Stimulated Raman scattering metrology of molecular hydrogen

Frequency combs have revolutionized optical frequency metrology, allowing one to determine highly accurate transition frequencies of a wealth of molecular species. These progresses have only marginally benefited infrared-inactive transitions, due to their inherently weak cross-sections. Here we overcome this limitation by introducing stimulated-Raman-scattering metrology, where a frequency comb is exploited to calibrate the frequency detuning between the pump and Stokes excitation lasers. We apply this approach to the investigation of molecular hydrogen, which is a recognized benchmark for tests of quantum electrodynamics and of theories that describe physics beyond the standard model.
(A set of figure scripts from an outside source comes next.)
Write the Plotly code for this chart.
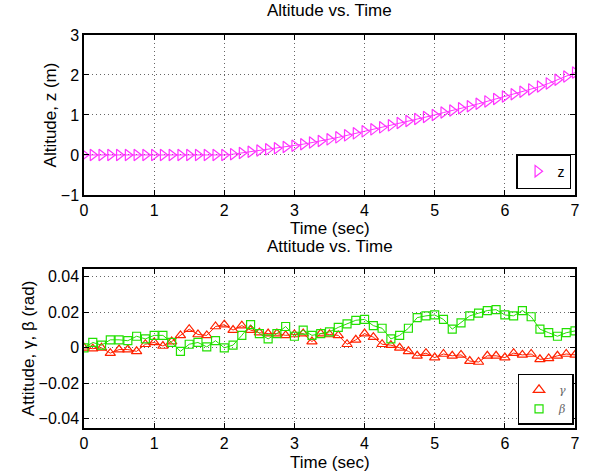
import plotly.graph_objects as go

# ---- data ----
t_top = [i * 0.125 for i in range(57)]
z_vals = [0.0]*17 + [
    0.02, 0.05, 0.08, 0.11, 0.14, 0.17, 0.20,
    0.23, 0.27, 0.31, 0.35, 0.39, 0.44, 0.49, 0.54,
    0.59, 0.64, 0.69, 0.74, 0.80, 0.85, 0.90, 0.95,
    1.00, 1.06, 1.11, 1.17, 1.22, 1.28, 1.34, 1.40,
    1.46, 1.52, 1.58, 1.64, 1.71, 1.79, 1.88, 1.96, 2.06]

t_bot = [i * 0.125 for i in range(57)]
gamma_vals = [
    0.0, -0.0005, 0.0, -0.003, -0.001, -0.001, -0.002, 0.002,
    0.003, 0.001, 0.0035, 0.007, 0.0105, 0.0075, 0.007, 0.012,
    0.013, 0.010, 0.0125, 0.010, 0.0085, 0.008, 0.008, 0.007,
    0.0075, 0.008, 0.0035, 0.008, 0.0075, 0.007, 0.002, 0.0045,
    0.008, 0.006, 0.002, 0.0015, 0.0, -0.002, -0.0045, -0.003,
    -0.0055, -0.0035, -0.0045, -0.004, -0.0075, -0.008, -0.0045, -0.0045,
    -0.0055, -0.003, -0.004, -0.0035, -0.0065, -0.006, -0.0045, -0.0035,
    -0.004]
beta_vals = [
    0.0, 0.003, 0.0015, 0.0045, 0.0045, 0.004, 0.0065, 0.005,
    0.007, 0.007, 0.003, -0.002, 0.002, 0.003, 0.0005, 0.004,
    0.0, 0.0015, 0.007, 0.013, 0.008, 0.005, 0.008, 0.012,
    0.0065, 0.010, 0.007, 0.008, 0.009, 0.0115, 0.0135, 0.0155,
    0.016, 0.0125, 0.011, 0.005, 0.007, 0.011, 0.017, 0.018,
    0.0185, 0.016, 0.0105, 0.014, 0.018, 0.0195, 0.021, 0.0215,
    0.0185, 0.018, 0.021, 0.0175, 0.0105, 0.0085, 0.0065, 0.0085,
    0.0095]

top_yticks = [-1, 0, 1, 2, 3]
bot_yticks = [-0.04, -0.02, 0, 0.02, 0.04]
xticks = [0, 1, 2, 3, 4, 5, 6, 7]

FONT = "Liberation Sans"
MAG = "#ff33ff"
RED = "#ff2200"
GRN = "#22e000"

fig = go.Figure()
# data lines (no legend)
fig.add_trace(go.Scatter(
    x=t_top, y=z_vals, mode="lines+markers", showlegend=False,
    line=dict(color=MAG, width=1),
    marker=dict(symbol="triangle-right-open", size=10, color=MAG, line=dict(width=1.2)),
    xaxis="x", yaxis="y"))
fig.add_trace(go.Scatter(
    x=t_bot, y=gamma_vals, mode="lines+markers", showlegend=False,
    line=dict(color=RED, width=1),
    marker=dict(symbol="triangle-up-open", size=9, color=RED, line=dict(width=1.2)),
    xaxis="x2", yaxis="y2"))
fig.add_trace(go.Scatter(
    x=t_bot, y=beta_vals, mode="lines+markers", showlegend=False,
    line=dict(color=GRN, width=1),
    marker=dict(symbol="square-open", size=8, color=GRN, line=dict(width=1.2)),
    xaxis="x2", yaxis="y2"))
# legend entries (markers only)
fig.add_trace(go.Scatter(
    x=[None], y=[None], mode="markers", name="z",
    marker=dict(symbol="triangle-right-open", size=10, color=MAG, line=dict(width=1.2)),
    xaxis="x", yaxis="y", legend="legend"))
fig.add_trace(go.Scatter(
    x=[None], y=[None], mode="markers", name="<i>γ</i>",
    marker=dict(symbol="triangle-up-open", size=10, color=RED, line=dict(width=1.2)),
    xaxis="x2", yaxis="y2", legend="legend2"))
fig.add_trace(go.Scatter(
    x=[None], y=[None], mode="markers", name="<i>β</i>",
    marker=dict(symbol="square-open", size=8, color=GRN, line=dict(width=1.2)),
    xaxis="x2", yaxis="y2", legend="legend2"))

axis_common = dict(
    showline=True, linecolor="black", linewidth=1.5, mirror="ticks",
    ticks="inside", ticklen=5, tickcolor="black", automargin=False,
    showgrid=True, gridcolor="#666666", griddash="1px,3px", gridwidth=1,
    zeroline=False, tickfont=dict(family=FONT, size=16, color="black"),
)

def ann(text, y, yshift, yanchor="middle"):
    return dict(text=text, x=0.5, y=y, xref="paper", yref="paper",
                xanchor="center", yanchor=yanchor, yshift=yshift, showarrow=False,
                font=dict(family=FONT, size=17, color="black"))

fig.update_layout(
    width=598, height=471,
    margin=dict(l=84, r=23, t=35, b=43, autoexpand=False),
    paper_bgcolor="white", plot_bgcolor="white",
    font=dict(family=FONT, color="black"),
    showlegend=True,
    xaxis=dict(domain=[0, 1], range=[0, 7], tickvals=xticks, anchor="y", **axis_common),
    yaxis=dict(domain=[0.593, 1.0], range=[-1, 3], tickvals=top_yticks, anchor="x",
               title=dict(text="Altitude, z (m)", font=dict(family=FONT, size=17), standoff=0), **axis_common),
    xaxis2=dict(domain=[0, 1], range=[0, 7], tickvals=xticks, anchor="y2", **axis_common),
    yaxis2=dict(domain=[0, 0.405], range=[-0.0452, 0.0445], tickvals=bot_yticks, anchor="x2",
                title=dict(text="Attitude, γ, β (rad)", font=dict(family=FONT, size=17), standoff=0), **axis_common),
    legend=dict(x=0.992, y=0.608, xanchor="right", yanchor="bottom",
                bordercolor="black", borderwidth=1.5, bgcolor="white",
                font=dict(family=FONT, size=14), itemwidth=30),
    legend2=dict(x=0.997, y=0.008, xanchor="right", yanchor="bottom",
                 bordercolor="black", borderwidth=1.5, bgcolor="white",
                 font=dict(family="DejaVu Serif", size=11, color="#666666"),
                 itemwidth=30, tracegroupgap=0),
    annotations=[
        ann("Altitude vs. Time", 1.0, 13, "bottom"),
        ann("Attitude vs. Time", 0.405, 11, "bottom"),
        ann("Time (sec)", 0.593, -34),
        ann("Time (sec)", 0.0, -34),
    ],
)

fig.write_html("out.html", config={"displayModeBar": False},
               post_script="document.body.style.margin='0px';")
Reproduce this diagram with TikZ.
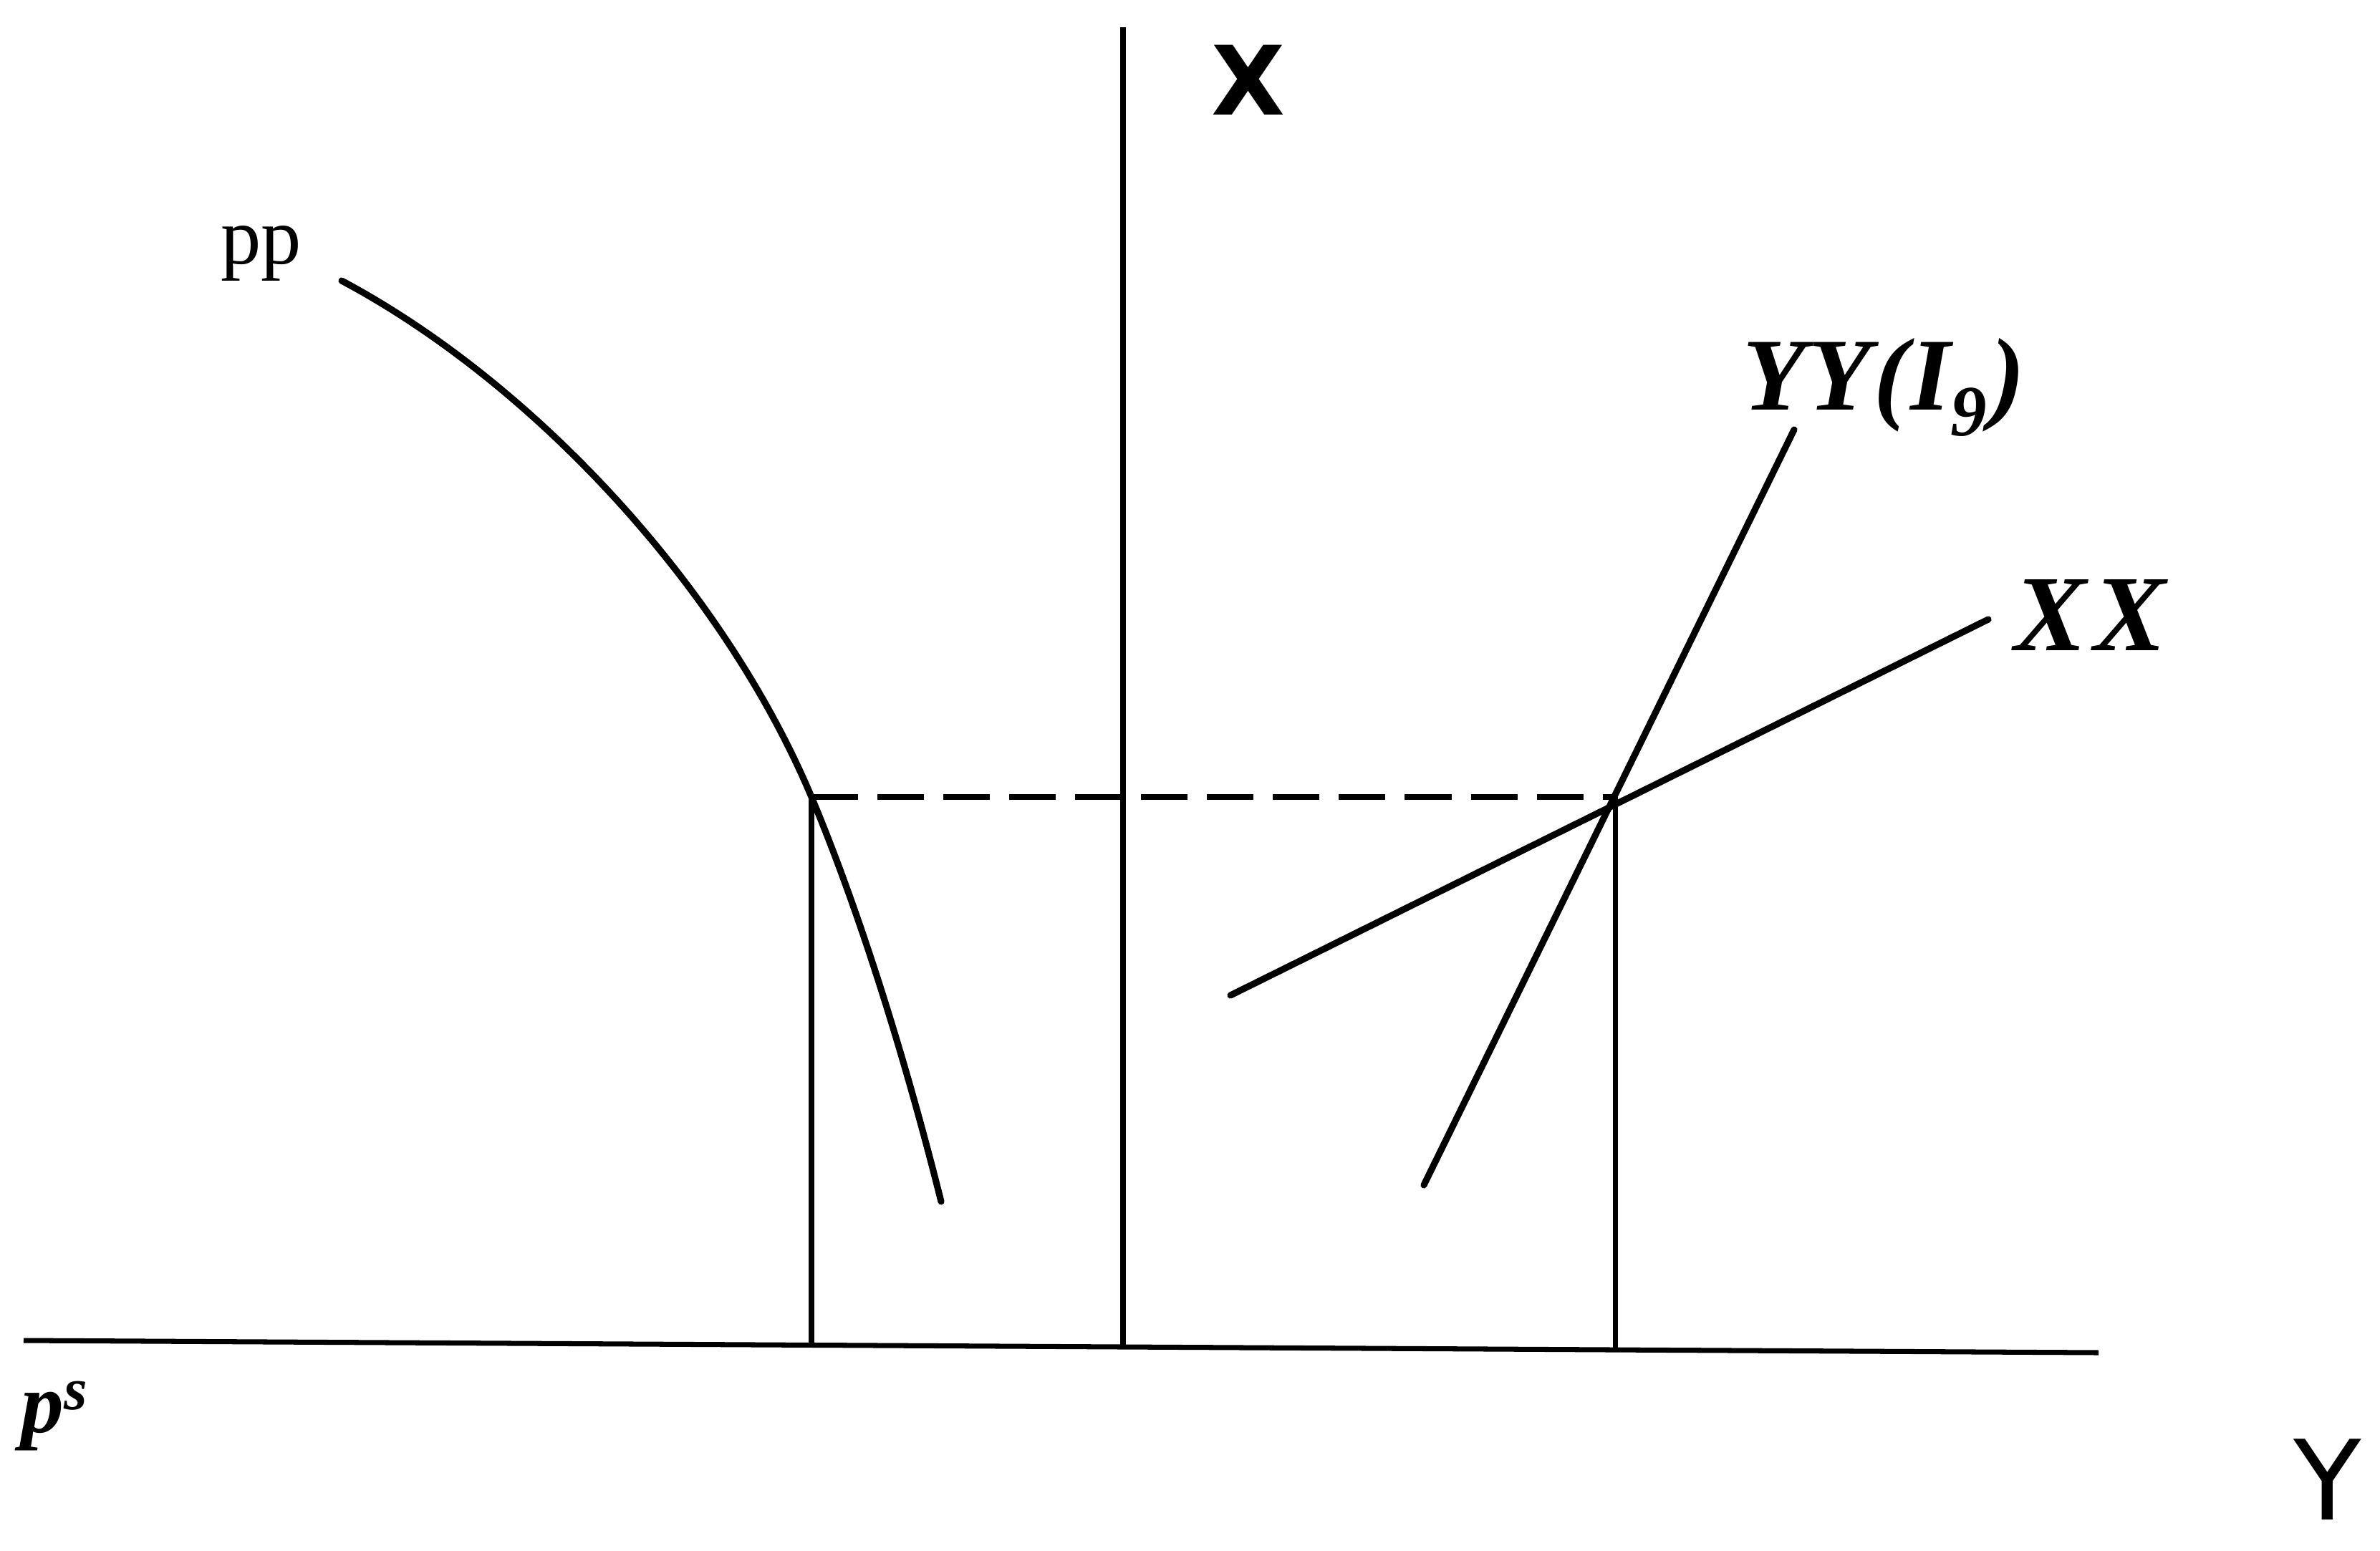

Specifically, we measure the transition frequency of the Q(1) fundamental line of H 2 around 4155 cm −1 with few parts-per-billion uncertainty, which is comparable to the theoretical benchmark of ab initio calculations and more than a decade better than the experimental state of the art. Our comb-calibrated stimulated Raman scattering spectrometer extends the toolkit of optical frequency metrology as it can be applied, with simple technical changes, to many other infrared-inactive transitions, over a 50-5000 cm −1 range that covers also purely rotational bands. Molecular hydrogen has a simple structure that makes it a unique benchmark for molecular quantum physics. The authors determined the transition energy of its fundamental Q(1) vibrational line with an unprecedented parts-per-billion accuracy by a novel spectrometer that combines Stimulated-Raman-Scattering with comb calibration of optical frequencies.